Begin

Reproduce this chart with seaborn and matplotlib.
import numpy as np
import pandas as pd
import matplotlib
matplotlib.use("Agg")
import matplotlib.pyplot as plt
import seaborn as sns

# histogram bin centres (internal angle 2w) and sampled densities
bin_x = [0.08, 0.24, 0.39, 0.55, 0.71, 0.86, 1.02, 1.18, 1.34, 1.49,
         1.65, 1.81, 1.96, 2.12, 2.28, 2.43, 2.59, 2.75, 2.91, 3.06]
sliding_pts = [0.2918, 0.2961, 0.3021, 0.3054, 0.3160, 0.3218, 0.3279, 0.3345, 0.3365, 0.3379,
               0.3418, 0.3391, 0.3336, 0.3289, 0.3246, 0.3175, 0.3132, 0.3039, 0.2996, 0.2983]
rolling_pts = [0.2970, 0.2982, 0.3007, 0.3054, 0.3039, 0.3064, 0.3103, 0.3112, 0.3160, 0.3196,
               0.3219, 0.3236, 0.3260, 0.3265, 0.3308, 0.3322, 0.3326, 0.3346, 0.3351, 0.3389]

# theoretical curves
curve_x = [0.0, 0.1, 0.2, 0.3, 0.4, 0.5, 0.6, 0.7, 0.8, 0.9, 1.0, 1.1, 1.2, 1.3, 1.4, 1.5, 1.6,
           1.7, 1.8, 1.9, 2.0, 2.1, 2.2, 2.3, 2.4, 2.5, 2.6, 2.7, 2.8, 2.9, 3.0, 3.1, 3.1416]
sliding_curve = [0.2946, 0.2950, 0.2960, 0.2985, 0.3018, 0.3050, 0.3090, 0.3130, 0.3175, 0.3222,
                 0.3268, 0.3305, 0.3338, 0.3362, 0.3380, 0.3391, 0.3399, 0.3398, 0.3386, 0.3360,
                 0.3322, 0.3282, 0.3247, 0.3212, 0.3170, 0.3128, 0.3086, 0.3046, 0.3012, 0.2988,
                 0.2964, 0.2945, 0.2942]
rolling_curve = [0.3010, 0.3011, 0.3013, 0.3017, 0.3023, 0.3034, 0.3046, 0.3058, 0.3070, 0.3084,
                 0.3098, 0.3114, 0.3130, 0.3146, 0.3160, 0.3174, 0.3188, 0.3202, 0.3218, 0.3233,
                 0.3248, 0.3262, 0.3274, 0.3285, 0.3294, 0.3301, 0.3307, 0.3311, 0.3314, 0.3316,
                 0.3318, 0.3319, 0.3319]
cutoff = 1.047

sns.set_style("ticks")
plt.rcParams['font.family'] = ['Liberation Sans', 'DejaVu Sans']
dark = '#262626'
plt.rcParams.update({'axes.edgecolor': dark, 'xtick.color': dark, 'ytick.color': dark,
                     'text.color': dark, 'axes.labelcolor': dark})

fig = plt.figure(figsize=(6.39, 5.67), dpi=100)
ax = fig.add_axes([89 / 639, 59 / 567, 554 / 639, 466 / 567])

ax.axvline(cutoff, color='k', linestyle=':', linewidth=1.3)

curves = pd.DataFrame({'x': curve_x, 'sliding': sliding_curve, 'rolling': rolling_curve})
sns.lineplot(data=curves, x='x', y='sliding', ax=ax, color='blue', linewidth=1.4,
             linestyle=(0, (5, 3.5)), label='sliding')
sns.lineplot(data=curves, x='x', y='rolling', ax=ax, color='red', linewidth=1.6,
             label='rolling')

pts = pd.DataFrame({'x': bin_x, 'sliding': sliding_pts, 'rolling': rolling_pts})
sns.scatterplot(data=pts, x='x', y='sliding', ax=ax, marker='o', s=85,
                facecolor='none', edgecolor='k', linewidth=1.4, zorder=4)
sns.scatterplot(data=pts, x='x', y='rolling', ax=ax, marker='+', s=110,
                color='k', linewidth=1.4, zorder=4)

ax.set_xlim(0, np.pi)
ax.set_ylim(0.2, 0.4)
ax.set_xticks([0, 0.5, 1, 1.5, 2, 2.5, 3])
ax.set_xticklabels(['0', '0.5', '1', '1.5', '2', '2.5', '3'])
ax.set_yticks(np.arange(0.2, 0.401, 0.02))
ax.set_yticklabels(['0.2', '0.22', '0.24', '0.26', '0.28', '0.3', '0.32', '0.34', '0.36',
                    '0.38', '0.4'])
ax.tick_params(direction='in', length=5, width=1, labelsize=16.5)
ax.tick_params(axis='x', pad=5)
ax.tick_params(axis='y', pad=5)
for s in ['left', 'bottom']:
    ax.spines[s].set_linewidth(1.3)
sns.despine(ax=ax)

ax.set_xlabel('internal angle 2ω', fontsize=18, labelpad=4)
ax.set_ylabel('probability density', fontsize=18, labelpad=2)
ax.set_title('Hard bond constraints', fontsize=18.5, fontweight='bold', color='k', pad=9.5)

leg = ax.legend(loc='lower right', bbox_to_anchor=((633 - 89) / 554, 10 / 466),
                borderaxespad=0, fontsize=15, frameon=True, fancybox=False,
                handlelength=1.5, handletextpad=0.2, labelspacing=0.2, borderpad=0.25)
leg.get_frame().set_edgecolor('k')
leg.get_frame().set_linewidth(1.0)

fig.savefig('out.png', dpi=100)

End
Begin

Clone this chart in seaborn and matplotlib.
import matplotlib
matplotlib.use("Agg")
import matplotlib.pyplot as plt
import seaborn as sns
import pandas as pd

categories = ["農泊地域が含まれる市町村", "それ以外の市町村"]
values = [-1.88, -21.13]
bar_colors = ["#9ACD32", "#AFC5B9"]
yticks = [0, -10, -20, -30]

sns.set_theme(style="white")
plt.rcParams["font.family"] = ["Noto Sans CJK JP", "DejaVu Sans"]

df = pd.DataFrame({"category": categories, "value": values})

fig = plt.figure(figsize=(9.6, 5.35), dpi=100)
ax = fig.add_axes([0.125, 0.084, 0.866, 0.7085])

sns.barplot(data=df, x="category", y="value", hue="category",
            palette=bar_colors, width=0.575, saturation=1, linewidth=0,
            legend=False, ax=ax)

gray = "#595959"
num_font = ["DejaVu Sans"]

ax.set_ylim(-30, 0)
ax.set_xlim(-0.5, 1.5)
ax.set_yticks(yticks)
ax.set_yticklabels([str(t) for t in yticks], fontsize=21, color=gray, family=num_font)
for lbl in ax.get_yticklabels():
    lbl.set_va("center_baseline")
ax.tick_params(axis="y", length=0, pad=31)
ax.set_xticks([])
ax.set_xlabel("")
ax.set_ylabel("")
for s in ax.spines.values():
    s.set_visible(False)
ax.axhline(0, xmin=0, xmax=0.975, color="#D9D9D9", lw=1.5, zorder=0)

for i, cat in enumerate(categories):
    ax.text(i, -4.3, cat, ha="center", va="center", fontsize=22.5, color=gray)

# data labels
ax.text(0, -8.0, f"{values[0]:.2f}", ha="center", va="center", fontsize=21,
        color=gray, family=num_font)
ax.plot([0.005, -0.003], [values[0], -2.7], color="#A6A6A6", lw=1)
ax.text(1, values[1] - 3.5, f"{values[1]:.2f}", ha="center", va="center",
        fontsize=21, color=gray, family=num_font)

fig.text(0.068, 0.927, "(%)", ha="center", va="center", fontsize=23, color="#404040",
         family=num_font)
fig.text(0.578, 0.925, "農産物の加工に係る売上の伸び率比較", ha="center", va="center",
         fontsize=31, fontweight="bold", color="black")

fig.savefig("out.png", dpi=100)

End
Begin

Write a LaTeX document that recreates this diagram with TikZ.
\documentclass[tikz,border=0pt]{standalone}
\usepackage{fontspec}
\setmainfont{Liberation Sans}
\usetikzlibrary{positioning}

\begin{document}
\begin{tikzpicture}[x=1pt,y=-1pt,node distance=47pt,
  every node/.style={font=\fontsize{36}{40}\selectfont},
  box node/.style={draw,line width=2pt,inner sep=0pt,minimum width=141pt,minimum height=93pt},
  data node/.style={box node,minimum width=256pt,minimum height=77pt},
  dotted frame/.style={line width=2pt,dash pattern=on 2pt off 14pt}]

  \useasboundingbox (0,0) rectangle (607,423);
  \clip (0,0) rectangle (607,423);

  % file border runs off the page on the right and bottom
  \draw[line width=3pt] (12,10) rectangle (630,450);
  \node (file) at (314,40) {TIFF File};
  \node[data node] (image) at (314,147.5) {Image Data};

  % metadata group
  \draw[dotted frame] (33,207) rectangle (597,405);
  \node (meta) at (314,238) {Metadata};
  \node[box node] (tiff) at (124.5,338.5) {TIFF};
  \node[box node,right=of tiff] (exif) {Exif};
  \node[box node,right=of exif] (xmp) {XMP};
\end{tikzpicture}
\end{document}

End

## Written exercise
Reproduce only the lines from the one containing "Write a LaTeX" through the one containing "node] (image) at", inclusive of both.

## Result for this exercise
Write a LaTeX document that recreates this diagram with TikZ.
\documentclass[tikz,border=0pt]{standalone}
\usepackage{fontspec}
\setmainfont{Liberation Sans}
\usetikzlibrary{positioning}

\begin{document}
\begin{tikzpicture}[x=1pt,y=-1pt,node distance=47pt,
  every node/.style={font=\fontsize{36}{40}\selectfont},
  box node/.style={draw,line width=2pt,inner sep=0pt,minimum width=141pt,minimum height=93pt},
  data node/.style={box node,minimum width=256pt,minimum height=77pt},
  dotted frame/.style={line width=2pt,dash pattern=on 2pt off 14pt}]

  \useasboundingbox (0,0) rectangle (607,423);
  \clip (0,0) rectangle (607,423);

  % file border runs off the page on the right and bottom
  \draw[line width=3pt] (12,10) rectangle (630,450);
  \node (file) at (314,40) {TIFF File};
  \node[data node] (image) at (314,147.5) {Image Data};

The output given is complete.